Alie Ruheim

Alie Ruheim

It’s appropriate that Alie Ruheim is hungry. After all, he owns a restaurant, Walrus Subs in Austintown.
But Ruheim is experiencing a kind of hunger that is different from the kind that gets you in the stomach. After a March 10, 2020, fire destroyed his building, and he learned after the fact that his insurance had lapsed, Ruheim is ready to get back to business.
Walrus Subs is open, again, at 1305 S. Raccoon Road.
“People are gonna come back and get the same experience,” said Ruheim, formerly of Masury. “It’s home of the valley’s best cheese steaks and gyros. Our fresh-baked bread, we’re not changing that.”
Ruheim suffered a double whammy: the fire and the COVID-19 pandemic. The fire occurred when “We were at the strongest part in my business. As a matter of fact, we were really growing. We’d become a staple, here, in the Austintown community.”
It also occurred just before the government shutdown that closed or reduced the service ability of many businesses.
“COVID has set me back beyond measures,” he said. “I probably would have been open five, six months ago had COVID not ended up playing a role. To get people out here to do anything was almost impossible.”
While Ruheim was without insurance, his landlord was not; so, at least, he got his building back. After that, he scraped together the money to set up a new kitchen and buy furniture and the other things you need to run a business.
“It’s completely renovated, literally from the pipes in the ground to the pipes in the ceiling, Everything in here is brand new, state of art, all under code.”

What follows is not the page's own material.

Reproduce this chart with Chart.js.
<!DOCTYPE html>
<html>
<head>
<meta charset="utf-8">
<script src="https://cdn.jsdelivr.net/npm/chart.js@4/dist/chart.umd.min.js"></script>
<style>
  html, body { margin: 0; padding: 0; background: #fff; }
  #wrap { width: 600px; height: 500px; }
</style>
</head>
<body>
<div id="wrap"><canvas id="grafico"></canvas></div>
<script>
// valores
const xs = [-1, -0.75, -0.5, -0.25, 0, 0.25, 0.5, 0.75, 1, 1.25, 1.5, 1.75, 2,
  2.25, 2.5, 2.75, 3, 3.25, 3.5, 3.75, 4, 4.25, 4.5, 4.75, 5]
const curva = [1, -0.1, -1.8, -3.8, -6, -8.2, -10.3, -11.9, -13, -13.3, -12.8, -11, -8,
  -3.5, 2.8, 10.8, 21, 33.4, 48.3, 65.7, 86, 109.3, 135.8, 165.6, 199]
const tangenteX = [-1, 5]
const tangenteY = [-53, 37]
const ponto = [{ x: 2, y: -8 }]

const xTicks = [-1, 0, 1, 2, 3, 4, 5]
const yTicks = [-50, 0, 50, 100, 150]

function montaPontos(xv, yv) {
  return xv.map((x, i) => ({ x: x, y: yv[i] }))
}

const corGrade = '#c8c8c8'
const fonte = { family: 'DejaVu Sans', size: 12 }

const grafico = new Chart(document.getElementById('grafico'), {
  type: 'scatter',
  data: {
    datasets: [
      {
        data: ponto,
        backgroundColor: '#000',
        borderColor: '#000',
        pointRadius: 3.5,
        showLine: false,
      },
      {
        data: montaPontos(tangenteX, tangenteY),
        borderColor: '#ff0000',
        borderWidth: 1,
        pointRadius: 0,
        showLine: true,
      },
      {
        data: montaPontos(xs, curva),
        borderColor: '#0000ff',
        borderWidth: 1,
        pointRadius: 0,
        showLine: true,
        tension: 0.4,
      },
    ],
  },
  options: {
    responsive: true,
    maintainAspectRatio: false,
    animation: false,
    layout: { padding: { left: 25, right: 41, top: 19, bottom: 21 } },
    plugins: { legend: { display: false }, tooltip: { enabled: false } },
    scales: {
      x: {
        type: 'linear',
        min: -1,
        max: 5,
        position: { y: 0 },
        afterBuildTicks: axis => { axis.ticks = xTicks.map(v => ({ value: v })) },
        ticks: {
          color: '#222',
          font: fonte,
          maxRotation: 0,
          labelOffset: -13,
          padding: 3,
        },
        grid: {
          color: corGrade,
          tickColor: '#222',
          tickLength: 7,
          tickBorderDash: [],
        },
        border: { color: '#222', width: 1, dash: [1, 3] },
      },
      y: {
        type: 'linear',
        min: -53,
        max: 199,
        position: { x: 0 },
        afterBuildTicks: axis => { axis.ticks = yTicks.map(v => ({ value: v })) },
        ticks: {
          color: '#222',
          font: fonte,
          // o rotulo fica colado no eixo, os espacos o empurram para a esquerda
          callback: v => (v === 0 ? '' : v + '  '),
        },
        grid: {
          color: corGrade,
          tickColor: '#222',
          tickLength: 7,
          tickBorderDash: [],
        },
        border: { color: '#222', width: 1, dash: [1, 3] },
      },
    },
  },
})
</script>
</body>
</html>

promoThe new building gives Walrus Subs dining room space, something he didn’t have before.
“Honestly, when I come in here, it’s not like the same place to me anymore. We’re excited about this. It’s beautiful in here.”
Ruheim said the delays gave him time to “really organize ourselves as a company, think of new business ideas, strategize. What weren’t we doing really good before that we could be doing really good now?”
“Maybe, God was trying to teach me patience,” he said.
While his short-term goals are to reestablish the quality of the food and the efficiency of the operation, Ruheim is thinking long term.
“I know where I come from,” he said. “I love my hometown. I’ve always wanted to open one there. That’s my ultimate goal.”